Playing to the audience
In the past, it seems you've played out a lot of the case against Microsoft in the media. Will that continue in Netscape's case?
Well, certainly a portion of it is going to be played out through the media because it's very important that people understand these issues and discuss them. It's far more important that they be discussed on programs like this than they be discussed in courts, because I think once people understand that their choices are being restricted in an artificial way, they're going to be very upset and demand changes.
So how do you answer Microsoft's charge that you're just a publicity hound?
I don't answer that charge. The kinds of allegations we've made about Microsoft's conduct have now been confirmed in the press. Those charges are independently verifiable. I'm not really the issue here. The issue here is Microsoft's conduct. I have no control over consumers, but Microsoft, through its monopoly of the desktop operating system, has enormous potential to harm consumers. So that's where our focus really ought to be: not on me, but on Microsoft.
Is the fact that Microsoft is sort of this great American success story an impediment to stopping them?

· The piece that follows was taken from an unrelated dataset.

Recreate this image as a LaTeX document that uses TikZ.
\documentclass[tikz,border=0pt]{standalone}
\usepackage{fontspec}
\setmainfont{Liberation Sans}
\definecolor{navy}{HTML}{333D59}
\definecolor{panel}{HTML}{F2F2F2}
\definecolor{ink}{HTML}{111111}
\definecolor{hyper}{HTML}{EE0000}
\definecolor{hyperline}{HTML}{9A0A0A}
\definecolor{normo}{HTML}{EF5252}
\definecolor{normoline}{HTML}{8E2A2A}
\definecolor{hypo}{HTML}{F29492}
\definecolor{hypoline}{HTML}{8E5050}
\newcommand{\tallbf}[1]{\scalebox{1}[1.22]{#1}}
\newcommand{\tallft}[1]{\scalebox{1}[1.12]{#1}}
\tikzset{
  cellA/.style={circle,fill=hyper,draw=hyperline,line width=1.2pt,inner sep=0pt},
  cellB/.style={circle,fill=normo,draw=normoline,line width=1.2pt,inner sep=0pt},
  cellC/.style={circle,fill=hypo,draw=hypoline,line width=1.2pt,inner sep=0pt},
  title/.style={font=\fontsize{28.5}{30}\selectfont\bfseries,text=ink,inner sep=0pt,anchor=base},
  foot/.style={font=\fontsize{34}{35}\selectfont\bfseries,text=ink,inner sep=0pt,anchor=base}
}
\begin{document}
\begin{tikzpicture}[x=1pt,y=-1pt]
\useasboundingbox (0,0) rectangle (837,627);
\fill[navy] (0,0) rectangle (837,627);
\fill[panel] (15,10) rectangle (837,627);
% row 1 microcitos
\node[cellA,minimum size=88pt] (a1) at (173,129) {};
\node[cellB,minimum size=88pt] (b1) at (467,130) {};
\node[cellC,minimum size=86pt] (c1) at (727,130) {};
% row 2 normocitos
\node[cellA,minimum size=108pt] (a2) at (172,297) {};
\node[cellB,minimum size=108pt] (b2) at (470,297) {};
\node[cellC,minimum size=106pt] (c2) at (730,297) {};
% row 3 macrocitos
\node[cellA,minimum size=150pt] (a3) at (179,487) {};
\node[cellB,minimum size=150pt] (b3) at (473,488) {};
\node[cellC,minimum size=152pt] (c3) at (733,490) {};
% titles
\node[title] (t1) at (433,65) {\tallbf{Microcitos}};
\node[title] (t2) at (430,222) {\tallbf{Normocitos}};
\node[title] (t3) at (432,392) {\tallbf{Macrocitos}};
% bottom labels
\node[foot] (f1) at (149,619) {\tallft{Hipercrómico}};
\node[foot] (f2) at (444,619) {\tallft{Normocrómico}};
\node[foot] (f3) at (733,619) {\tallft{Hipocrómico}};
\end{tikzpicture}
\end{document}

Well, I look at Microsoft and I say, "Bill Gates benefited enormously when he was in his 20s because there was an open market and free competition." Shouldn't Marc Andreessen have that shot? Shouldn't other people who are coming along have that same shot? Microsoft has certainly been successful, but the truth is the entire American software industry has been successful. The American software industry dominates the international landscape. I would say between 40 and 60 percent of all of my clients' business is done overseas. So if you look at the balance of payments, the American software industry is sort of keeping us afloat. If any one company came to dominate that industry, I think that edge would be lost.
Is Bill Gates the problem at Microsoft? Would things be different if he weren't at the helm?

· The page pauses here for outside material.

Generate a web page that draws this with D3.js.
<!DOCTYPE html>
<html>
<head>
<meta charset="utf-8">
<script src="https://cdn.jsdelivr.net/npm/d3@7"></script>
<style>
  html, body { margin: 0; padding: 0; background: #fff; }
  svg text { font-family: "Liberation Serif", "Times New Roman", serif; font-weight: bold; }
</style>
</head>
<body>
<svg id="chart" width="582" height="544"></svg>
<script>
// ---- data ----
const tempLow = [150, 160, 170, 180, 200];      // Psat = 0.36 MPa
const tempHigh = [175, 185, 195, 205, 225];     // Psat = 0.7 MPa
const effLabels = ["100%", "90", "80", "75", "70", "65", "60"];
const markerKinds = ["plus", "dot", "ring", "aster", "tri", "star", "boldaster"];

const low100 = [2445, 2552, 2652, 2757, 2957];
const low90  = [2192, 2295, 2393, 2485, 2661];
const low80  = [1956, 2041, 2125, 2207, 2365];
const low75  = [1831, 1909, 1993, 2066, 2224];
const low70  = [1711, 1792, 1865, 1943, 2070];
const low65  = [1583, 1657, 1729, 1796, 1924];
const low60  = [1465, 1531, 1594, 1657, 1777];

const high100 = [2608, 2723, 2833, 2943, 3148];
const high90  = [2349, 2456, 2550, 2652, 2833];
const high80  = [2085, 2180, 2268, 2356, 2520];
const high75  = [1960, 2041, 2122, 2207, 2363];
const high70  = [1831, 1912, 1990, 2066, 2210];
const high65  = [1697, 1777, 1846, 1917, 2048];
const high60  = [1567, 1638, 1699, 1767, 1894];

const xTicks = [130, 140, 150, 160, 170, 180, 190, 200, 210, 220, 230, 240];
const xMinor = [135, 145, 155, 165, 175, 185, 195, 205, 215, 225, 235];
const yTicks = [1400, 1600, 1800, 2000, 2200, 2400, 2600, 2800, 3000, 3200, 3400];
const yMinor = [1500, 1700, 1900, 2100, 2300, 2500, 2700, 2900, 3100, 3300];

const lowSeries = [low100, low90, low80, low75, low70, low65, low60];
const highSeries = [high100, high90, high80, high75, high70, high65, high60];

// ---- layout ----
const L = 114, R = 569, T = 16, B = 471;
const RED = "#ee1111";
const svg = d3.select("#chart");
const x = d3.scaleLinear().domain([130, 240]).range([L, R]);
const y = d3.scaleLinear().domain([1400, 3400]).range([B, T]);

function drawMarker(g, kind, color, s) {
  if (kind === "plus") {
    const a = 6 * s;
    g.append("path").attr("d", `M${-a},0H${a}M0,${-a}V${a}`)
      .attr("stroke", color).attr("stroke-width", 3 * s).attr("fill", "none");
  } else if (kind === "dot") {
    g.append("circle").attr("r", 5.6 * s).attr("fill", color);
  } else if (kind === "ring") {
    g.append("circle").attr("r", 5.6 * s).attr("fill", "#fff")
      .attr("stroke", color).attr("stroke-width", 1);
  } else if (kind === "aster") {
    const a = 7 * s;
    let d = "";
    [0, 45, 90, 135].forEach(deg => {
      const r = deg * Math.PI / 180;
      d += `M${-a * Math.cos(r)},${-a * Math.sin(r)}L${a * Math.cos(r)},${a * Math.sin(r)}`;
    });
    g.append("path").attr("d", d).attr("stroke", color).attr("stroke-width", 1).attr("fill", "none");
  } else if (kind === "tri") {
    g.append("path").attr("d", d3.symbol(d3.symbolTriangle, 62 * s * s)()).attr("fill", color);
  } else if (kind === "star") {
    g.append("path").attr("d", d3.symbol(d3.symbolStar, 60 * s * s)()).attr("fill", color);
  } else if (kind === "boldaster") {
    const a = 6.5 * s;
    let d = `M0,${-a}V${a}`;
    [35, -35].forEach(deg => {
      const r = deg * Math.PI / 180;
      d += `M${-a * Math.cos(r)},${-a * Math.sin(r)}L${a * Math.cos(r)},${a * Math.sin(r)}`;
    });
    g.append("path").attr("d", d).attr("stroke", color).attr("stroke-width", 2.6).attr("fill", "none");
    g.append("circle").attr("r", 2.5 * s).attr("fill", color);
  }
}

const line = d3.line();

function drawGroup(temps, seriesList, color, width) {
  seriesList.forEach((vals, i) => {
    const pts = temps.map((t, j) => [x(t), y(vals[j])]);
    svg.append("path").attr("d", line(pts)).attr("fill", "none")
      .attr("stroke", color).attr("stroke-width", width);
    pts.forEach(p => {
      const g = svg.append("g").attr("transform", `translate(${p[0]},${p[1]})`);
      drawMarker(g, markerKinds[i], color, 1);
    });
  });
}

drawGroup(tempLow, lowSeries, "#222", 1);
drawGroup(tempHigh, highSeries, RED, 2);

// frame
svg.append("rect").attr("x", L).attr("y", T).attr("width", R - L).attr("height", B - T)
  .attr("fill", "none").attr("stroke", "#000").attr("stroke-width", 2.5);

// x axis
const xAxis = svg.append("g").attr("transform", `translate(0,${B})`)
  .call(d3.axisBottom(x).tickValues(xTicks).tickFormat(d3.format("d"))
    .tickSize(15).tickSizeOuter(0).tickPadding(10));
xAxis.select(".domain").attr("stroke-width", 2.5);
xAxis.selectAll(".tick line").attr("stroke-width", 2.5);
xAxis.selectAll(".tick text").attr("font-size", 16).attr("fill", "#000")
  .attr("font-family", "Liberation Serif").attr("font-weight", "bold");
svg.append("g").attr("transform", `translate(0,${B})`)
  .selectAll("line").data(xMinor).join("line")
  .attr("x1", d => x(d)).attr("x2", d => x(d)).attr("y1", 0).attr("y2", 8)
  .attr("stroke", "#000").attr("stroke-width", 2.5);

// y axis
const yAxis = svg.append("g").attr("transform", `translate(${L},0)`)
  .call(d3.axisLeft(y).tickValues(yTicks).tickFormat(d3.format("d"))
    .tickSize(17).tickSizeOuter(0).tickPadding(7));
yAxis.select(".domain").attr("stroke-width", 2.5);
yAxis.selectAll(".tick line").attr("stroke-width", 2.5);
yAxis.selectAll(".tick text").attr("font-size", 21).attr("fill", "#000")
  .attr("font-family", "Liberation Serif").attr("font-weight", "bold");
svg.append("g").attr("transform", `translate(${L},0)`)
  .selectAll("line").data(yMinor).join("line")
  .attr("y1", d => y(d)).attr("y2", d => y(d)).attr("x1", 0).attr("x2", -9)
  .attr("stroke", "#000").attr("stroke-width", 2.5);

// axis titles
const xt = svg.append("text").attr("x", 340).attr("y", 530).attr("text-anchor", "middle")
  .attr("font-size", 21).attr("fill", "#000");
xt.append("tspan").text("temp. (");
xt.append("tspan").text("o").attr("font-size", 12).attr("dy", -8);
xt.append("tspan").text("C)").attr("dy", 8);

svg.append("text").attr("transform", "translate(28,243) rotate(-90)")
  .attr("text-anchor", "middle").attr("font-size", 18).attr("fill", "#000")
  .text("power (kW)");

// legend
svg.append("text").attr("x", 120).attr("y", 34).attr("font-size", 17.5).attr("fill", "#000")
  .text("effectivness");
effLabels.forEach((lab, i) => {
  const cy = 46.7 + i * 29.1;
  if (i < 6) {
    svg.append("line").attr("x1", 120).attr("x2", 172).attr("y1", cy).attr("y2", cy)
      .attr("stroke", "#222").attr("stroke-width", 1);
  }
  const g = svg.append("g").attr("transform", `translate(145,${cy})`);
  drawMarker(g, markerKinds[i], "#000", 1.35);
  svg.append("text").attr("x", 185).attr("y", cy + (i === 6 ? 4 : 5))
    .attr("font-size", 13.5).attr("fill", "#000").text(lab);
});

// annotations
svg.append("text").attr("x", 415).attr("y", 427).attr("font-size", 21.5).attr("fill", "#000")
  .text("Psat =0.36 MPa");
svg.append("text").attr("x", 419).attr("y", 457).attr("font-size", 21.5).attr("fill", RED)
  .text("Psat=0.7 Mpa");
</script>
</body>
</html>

I don't know the answer to that. I don't know Bill well enough to make that kind of assessment. Obviously, he has also surrounded himself with very intense people, and I have to say in many respects that's good. I think the concern at the moment, though, is that there is a broad feeling that they think that Microsoft can flout consumer choice; that they might be bigger than the government; that they can do essentially whatever they want to do and the government won't step in.
So I don't see the issue as being one of whether Bill Gates continues to be at the helm. I hope he continues to be at the helm. I see the issue as being one of whether the government is going to step in and have a role here. In those situations where the government has stepped in, Gates backed off. Take Intuit, for example. When the government said they were going to challenge that, he took his marbles and went back up to Redmond. If the government stood up a little bit here, there would be a lot more competition and a lot less monopoly.